Data lines ->
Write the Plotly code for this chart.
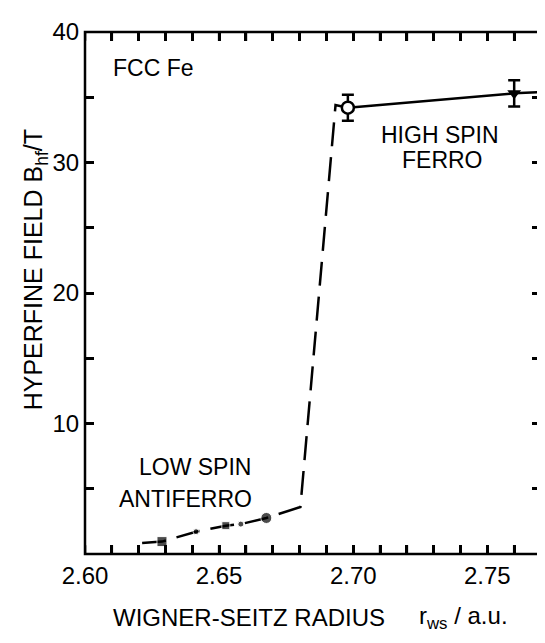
import plotly.graph_objects as go

# ---- data ----
# theoretical curve (low spin antiferro -> jump -> high spin ferro)
curve_x = [2.6213, 2.6287, 2.6414, 2.6525, 2.6581, 2.6676, 2.6803, 2.6934, 2.698]
curve_y = [0.85, 0.95, 1.71, 2.17, 2.29, 2.76, 3.6, 34.4, 34.2]

# low-spin points
low_x = [2.6287, 2.6414, 2.6525, 2.6581, 2.6676]
low_y = [0.95, 1.71, 2.17, 2.29, 2.76]

# high-spin line
high_x = [2.698, 2.760, 2.770]
high_y = [34.2, 35.3, 35.4]

# measured points with error bars
open_x = [2.698]
open_y = [34.2]
open_err = [1.0]
filled_x = [2.760]
filled_y = [35.3]
filled_err = [1.0]

x_ticks = [2.60, 2.61, 2.62, 2.63, 2.64, 2.65, 2.66, 2.67, 2.68, 2.69,
           2.70, 2.71, 2.72, 2.73, 2.74, 2.75, 2.76]
x_labels = ["2.60", "", "", "", "", "2.65", "", "", "", "",
            "2.70", "", "", "", "", "2.75", ""]
y_ticks = [0, 5, 10, 15, 20, 25, 30, 35, 40]
y_labels = ["", "", "10", "", "20", "", "30", "", "40"]

Y_MIN, Y_MAX = 0, 40
TICK_FRAC = 0.017  # inside tick length as fraction of y range (~9 px)

FONT = "Liberation Sans, Arial, sans-serif"
low_sizes = [10, 6, 8, 6, 11]
low_symbols = ["square", "circle", "square", "circle", "circle"]

fig = go.Figure()
fig.add_trace(go.Scatter(x=curve_x, y=curve_y, mode="lines",
                         line=dict(color="black", width=2.5, dash="24px,11px"),
                         showlegend=False, hoverinfo="skip"))
fig.add_trace(go.Scatter(x=high_x, y=high_y, mode="lines",
                         line=dict(color="black", width=2.5),
                         showlegend=False, hoverinfo="skip"))
fig.add_trace(go.Scatter(x=low_x, y=low_y, mode="markers",
                         marker=dict(color="black", size=low_sizes, symbol=low_symbols),
                         showlegend=False))
fig.add_trace(go.Scatter(x=open_x, y=open_y, mode="markers",
                         marker=dict(color="white", size=12, symbol="circle",
                                     line=dict(color="black", width=2.5)),
                         error_y=dict(type="data", array=open_err, color="black",
                                      thickness=2.5, width=6),
                         showlegend=False))
fig.add_trace(go.Scatter(x=filled_x, y=filled_y, mode="markers",
                         marker=dict(color="black", size=12, symbol="triangle-down"),
                         error_y=dict(type="data", array=filled_err, color="black",
                                      thickness=2.5, width=6),
                         showlegend=False))

ann = []
def txt(x, y, s, size, xanchor="center", xref="x", yref="y", angle=0):
    ann.append(dict(x=x, y=y, xref=xref, yref=yref, text=s, showarrow=False,
                    xanchor=xanchor, yanchor="middle", textangle=angle,
                    font=dict(family=FONT, size=size, color="black")))

txt(2.6097, 37.25, "FCC Fe", 23, xanchor="left")
txt(2.7323, 32.1, "HIGH SPIN", 23)
txt(2.7331, 30.2, "FERRO", 23)
txt(2.6410, 6.7, "LOW SPIN", 23)
txt(2.6373, 4.2, "ANTIFERRO", 23)
txt(-0.11, 0.545, "HYPERFINE FIELD B<sub>hf</sub>/T", 25, xref="paper", yref="paper", angle=-90)
txt(0.36, -0.1224, "WIGNER-SEITZ RADIUS", 24, xref="paper", yref="paper")
txt(0.728, -0.1224, "r<sub>ws</sub> / a.u.", 24, xanchor="left", xref="paper", yref="paper")

tf = dict(family=FONT, size=24, color="black")
axis_common = dict(showline=True, linecolor="black", mirror="ticks",
                   ticks="inside", ticklen=9, tickwidth=2.5, tickcolor="black",
                   showgrid=False, zeroline=False, tickfont=tf,
                   ticklabeloverflow="allow")

# frame plus inside tick marks on bottom and top edges at x_ticks
tick_len = (Y_MAX - Y_MIN) * TICK_FRAC
shapes = [dict(type="rect", xref="paper", yref="paper", x0=0, y0=0, x1=1, y1=1,
               line=dict(color="black", width=2.5), layer="above")]
for v in x_ticks:
    shapes.append(dict(type="line", xref="x", yref="y", x0=v, x1=v,
                       y0=Y_MIN, y1=Y_MIN + tick_len,
                       line=dict(color="black", width=2.5), layer="above"))
    shapes.append(dict(type="line", xref="x", yref="y", x0=v, x1=v,
                       y0=Y_MAX - tick_len, y1=Y_MAX,
                       line=dict(color="black", width=2.5), layer="above"))

fig.update_layout(
    width=545, height=643,
    margin=dict(l=77, r=12, t=10, b=97),
    plot_bgcolor="white", paper_bgcolor="white",
    xaxis=dict(range=[2.60, 2.770], tickmode="array", tickvals=x_ticks,
               ticktext=x_labels, **axis_common),
    yaxis=dict(range=[Y_MIN, Y_MAX], tickmode="array", tickvals=y_ticks,
               ticktext=y_labels, **axis_common),
    annotations=ann,
    shapes=shapes,
)

fig.write_html("out.html")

Objective ->
Repeat the listing above exactly from its first line to the line containing "filled_err = [1.0]", both included, and omit the pictures.

Task response ->
Write the Plotly code for this chart.
import plotly.graph_objects as go

# ---- data ----
# theoretical curve (low spin antiferro -> jump -> high spin ferro)
curve_x = [2.6213, 2.6287, 2.6414, 2.6525, 2.6581, 2.6676, 2.6803, 2.6934, 2.698]
curve_y = [0.85, 0.95, 1.71, 2.17, 2.29, 2.76, 3.6, 34.4, 34.2]

# low-spin points
low_x = [2.6287, 2.6414, 2.6525, 2.6581, 2.6676]
low_y = [0.95, 1.71, 2.17, 2.29, 2.76]

# high-spin line
high_x = [2.698, 2.760, 2.770]
high_y = [34.2, 35.3, 35.4]

# measured points with error bars
open_x = [2.698]
open_y = [34.2]
open_err = [1.0]
filled_x = [2.760]
filled_y = [35.3]
filled_err = [1.0]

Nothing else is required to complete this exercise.